INFORMATION SHOWN.
┏━━

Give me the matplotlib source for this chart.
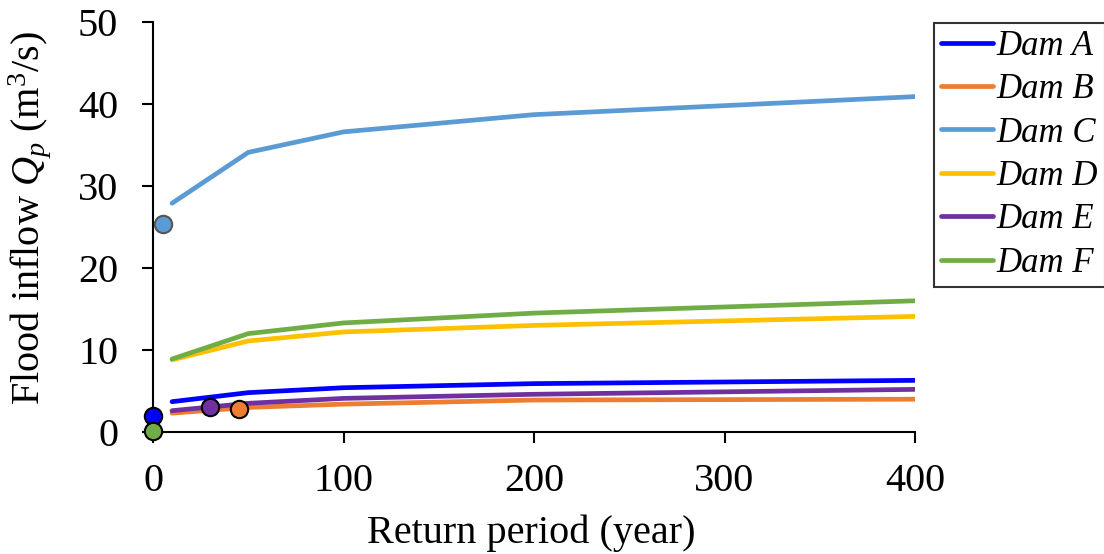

┗━━
┏━━

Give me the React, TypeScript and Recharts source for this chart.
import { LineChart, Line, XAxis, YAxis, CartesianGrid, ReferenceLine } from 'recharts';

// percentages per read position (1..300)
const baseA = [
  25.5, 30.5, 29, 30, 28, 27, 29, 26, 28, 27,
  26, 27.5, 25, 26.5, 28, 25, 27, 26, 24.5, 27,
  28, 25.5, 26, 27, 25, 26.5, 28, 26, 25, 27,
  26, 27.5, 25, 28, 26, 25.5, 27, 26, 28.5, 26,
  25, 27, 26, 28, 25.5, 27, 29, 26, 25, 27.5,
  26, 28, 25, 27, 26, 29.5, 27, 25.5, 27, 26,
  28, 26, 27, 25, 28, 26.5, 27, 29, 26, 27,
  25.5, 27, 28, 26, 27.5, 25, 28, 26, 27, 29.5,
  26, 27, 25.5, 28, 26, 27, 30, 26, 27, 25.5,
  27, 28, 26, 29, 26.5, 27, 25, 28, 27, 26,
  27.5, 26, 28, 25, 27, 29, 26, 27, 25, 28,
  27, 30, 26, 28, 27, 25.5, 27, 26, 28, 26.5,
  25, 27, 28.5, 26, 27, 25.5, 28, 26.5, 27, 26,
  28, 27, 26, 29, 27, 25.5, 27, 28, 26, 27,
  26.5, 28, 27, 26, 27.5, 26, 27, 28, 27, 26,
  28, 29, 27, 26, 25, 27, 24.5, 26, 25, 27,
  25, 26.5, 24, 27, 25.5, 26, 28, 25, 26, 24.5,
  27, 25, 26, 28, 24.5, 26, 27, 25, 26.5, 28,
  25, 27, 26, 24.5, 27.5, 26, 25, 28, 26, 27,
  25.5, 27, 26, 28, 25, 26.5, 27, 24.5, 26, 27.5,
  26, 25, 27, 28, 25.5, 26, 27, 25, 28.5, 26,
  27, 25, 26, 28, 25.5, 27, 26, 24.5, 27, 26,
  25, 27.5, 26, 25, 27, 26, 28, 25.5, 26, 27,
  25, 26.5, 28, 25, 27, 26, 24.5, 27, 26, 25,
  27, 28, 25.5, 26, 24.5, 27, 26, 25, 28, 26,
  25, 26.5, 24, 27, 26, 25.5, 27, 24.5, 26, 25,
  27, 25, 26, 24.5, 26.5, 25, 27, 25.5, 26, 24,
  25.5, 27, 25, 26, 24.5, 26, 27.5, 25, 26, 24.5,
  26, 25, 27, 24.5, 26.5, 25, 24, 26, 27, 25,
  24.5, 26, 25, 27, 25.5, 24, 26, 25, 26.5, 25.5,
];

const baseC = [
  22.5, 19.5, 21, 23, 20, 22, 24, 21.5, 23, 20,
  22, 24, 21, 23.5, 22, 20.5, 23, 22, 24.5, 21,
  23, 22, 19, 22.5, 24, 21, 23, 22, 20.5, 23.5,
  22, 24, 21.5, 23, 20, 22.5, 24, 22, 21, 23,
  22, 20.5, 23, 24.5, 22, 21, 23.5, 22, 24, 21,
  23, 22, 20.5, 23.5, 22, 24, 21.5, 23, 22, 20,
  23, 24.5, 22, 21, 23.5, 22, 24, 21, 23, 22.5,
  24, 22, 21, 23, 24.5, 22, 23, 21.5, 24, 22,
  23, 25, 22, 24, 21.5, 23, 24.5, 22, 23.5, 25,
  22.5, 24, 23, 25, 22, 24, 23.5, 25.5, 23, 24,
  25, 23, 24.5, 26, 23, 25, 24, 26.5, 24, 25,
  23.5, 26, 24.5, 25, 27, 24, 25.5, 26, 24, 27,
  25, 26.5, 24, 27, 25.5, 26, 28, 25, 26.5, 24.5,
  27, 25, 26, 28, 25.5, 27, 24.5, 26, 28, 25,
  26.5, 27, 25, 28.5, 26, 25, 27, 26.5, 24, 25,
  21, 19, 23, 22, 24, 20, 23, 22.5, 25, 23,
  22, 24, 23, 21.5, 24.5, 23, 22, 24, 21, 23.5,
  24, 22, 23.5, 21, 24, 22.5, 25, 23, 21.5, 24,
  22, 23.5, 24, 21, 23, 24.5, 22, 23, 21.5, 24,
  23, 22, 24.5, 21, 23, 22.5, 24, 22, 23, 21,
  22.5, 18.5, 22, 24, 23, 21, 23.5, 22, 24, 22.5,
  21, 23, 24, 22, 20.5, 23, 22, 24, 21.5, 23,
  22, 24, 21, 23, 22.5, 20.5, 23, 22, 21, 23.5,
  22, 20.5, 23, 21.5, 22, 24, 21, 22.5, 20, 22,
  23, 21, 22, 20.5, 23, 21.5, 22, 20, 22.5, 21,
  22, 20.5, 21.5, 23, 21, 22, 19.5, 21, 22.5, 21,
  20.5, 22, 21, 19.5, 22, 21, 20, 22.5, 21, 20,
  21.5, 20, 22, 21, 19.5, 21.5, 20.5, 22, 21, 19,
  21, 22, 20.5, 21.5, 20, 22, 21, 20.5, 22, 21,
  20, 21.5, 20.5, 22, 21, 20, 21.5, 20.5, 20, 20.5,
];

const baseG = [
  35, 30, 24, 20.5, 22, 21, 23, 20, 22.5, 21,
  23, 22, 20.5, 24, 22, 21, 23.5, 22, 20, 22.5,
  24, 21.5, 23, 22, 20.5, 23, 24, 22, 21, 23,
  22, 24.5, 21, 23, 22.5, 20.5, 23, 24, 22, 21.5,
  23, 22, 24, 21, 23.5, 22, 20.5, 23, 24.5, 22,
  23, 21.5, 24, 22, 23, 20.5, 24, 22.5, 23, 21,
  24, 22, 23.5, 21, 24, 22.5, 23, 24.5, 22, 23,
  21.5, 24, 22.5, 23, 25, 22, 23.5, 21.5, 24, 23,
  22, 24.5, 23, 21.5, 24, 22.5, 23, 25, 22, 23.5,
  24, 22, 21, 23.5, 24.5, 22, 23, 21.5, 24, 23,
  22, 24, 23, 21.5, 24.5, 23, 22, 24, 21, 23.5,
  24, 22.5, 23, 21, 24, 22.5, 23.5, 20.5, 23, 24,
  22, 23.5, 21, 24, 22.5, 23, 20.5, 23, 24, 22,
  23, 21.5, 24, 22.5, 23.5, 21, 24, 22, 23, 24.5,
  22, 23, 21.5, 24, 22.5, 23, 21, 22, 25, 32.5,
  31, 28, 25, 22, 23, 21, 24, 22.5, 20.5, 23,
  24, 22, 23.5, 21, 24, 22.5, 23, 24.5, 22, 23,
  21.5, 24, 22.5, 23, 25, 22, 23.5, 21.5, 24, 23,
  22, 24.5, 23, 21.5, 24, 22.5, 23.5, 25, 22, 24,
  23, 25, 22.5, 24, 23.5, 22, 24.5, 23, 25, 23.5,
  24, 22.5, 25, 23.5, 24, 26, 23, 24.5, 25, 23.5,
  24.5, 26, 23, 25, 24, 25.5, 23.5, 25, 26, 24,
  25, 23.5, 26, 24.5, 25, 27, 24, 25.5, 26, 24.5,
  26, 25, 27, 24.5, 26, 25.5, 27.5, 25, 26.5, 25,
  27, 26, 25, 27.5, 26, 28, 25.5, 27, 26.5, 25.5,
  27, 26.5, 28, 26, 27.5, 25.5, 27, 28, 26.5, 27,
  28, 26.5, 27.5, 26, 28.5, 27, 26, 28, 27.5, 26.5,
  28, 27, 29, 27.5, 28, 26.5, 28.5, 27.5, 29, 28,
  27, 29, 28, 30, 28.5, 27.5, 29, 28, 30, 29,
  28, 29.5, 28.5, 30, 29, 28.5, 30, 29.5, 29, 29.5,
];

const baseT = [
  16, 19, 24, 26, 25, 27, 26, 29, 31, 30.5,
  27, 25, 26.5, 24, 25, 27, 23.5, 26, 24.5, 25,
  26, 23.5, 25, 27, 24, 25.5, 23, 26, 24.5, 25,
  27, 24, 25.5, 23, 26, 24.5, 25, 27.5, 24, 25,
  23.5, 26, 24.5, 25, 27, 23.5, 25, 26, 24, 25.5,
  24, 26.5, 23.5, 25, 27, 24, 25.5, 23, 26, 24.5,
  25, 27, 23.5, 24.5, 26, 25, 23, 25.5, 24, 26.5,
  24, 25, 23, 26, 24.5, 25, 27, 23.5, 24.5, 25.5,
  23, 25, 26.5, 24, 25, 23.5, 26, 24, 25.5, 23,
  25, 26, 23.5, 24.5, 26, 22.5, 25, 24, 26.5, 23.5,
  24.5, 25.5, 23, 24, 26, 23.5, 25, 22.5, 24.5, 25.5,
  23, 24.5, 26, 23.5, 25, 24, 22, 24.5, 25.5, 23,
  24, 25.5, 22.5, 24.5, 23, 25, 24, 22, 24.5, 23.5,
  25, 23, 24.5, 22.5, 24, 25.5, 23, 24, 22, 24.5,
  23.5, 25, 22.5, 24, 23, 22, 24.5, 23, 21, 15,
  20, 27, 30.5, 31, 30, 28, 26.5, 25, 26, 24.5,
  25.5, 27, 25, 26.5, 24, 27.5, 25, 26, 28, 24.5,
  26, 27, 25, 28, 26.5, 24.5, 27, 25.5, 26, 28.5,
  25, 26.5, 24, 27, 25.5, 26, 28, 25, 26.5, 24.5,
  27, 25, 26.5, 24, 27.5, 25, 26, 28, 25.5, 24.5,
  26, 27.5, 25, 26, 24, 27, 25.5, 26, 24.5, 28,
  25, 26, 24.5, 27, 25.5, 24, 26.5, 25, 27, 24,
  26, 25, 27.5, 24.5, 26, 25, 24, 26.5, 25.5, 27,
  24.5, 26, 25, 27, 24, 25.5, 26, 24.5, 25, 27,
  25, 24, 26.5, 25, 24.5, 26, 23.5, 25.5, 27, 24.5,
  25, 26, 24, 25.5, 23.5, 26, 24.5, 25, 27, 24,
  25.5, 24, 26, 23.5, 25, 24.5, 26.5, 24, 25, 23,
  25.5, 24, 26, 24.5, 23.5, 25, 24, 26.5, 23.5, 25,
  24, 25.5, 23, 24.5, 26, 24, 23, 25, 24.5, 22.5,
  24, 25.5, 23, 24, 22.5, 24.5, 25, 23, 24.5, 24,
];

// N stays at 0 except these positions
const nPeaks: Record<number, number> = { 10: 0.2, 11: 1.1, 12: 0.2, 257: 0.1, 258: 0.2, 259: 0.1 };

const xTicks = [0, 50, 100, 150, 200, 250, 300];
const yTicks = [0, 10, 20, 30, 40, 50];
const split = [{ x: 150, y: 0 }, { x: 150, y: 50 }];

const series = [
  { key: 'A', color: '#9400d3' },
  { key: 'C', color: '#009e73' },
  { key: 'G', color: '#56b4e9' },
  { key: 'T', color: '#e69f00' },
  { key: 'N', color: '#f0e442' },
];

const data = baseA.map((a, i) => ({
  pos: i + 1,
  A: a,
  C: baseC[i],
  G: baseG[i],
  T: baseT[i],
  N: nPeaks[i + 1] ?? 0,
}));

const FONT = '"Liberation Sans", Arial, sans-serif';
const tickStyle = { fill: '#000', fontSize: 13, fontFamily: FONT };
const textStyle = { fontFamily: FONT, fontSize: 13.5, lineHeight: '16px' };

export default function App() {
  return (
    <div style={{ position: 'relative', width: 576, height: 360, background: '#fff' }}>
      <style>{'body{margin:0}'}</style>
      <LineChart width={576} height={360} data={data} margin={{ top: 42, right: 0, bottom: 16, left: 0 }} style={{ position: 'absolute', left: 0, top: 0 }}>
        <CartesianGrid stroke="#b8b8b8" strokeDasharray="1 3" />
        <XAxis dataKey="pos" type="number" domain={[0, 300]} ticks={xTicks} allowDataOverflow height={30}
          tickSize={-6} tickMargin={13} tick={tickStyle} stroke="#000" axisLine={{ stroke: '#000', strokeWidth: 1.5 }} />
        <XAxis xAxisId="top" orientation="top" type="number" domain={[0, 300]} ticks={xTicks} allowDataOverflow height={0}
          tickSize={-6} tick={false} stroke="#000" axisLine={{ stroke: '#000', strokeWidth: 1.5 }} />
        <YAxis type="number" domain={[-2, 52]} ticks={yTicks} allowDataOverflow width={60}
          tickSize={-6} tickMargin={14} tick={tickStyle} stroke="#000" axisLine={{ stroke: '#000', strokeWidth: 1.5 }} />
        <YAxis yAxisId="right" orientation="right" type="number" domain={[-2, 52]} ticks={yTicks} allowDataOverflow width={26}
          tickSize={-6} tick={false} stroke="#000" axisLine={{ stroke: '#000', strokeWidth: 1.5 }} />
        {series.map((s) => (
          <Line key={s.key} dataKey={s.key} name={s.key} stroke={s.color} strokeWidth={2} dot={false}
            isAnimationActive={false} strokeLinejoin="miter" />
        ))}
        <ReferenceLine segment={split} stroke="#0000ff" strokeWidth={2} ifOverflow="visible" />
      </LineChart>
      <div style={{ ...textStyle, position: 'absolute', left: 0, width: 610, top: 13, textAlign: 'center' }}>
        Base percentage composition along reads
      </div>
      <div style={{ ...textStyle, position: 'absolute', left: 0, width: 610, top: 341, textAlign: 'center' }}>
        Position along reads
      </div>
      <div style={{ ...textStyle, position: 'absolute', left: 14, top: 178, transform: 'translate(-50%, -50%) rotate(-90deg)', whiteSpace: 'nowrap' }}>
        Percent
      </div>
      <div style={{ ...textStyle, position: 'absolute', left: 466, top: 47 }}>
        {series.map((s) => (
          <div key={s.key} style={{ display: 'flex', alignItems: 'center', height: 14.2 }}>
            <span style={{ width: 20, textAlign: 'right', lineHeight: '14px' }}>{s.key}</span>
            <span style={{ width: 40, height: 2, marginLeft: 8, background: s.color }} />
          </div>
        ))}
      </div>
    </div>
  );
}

┗━━

TASK BRIEF.
Read the entries above, then pull out the lines that include "Give".

ANSWER TO THIS EXERCISE.
Give me the matplotlib source for this chart.
Give me the React, TypeScript and Recharts source for this chart.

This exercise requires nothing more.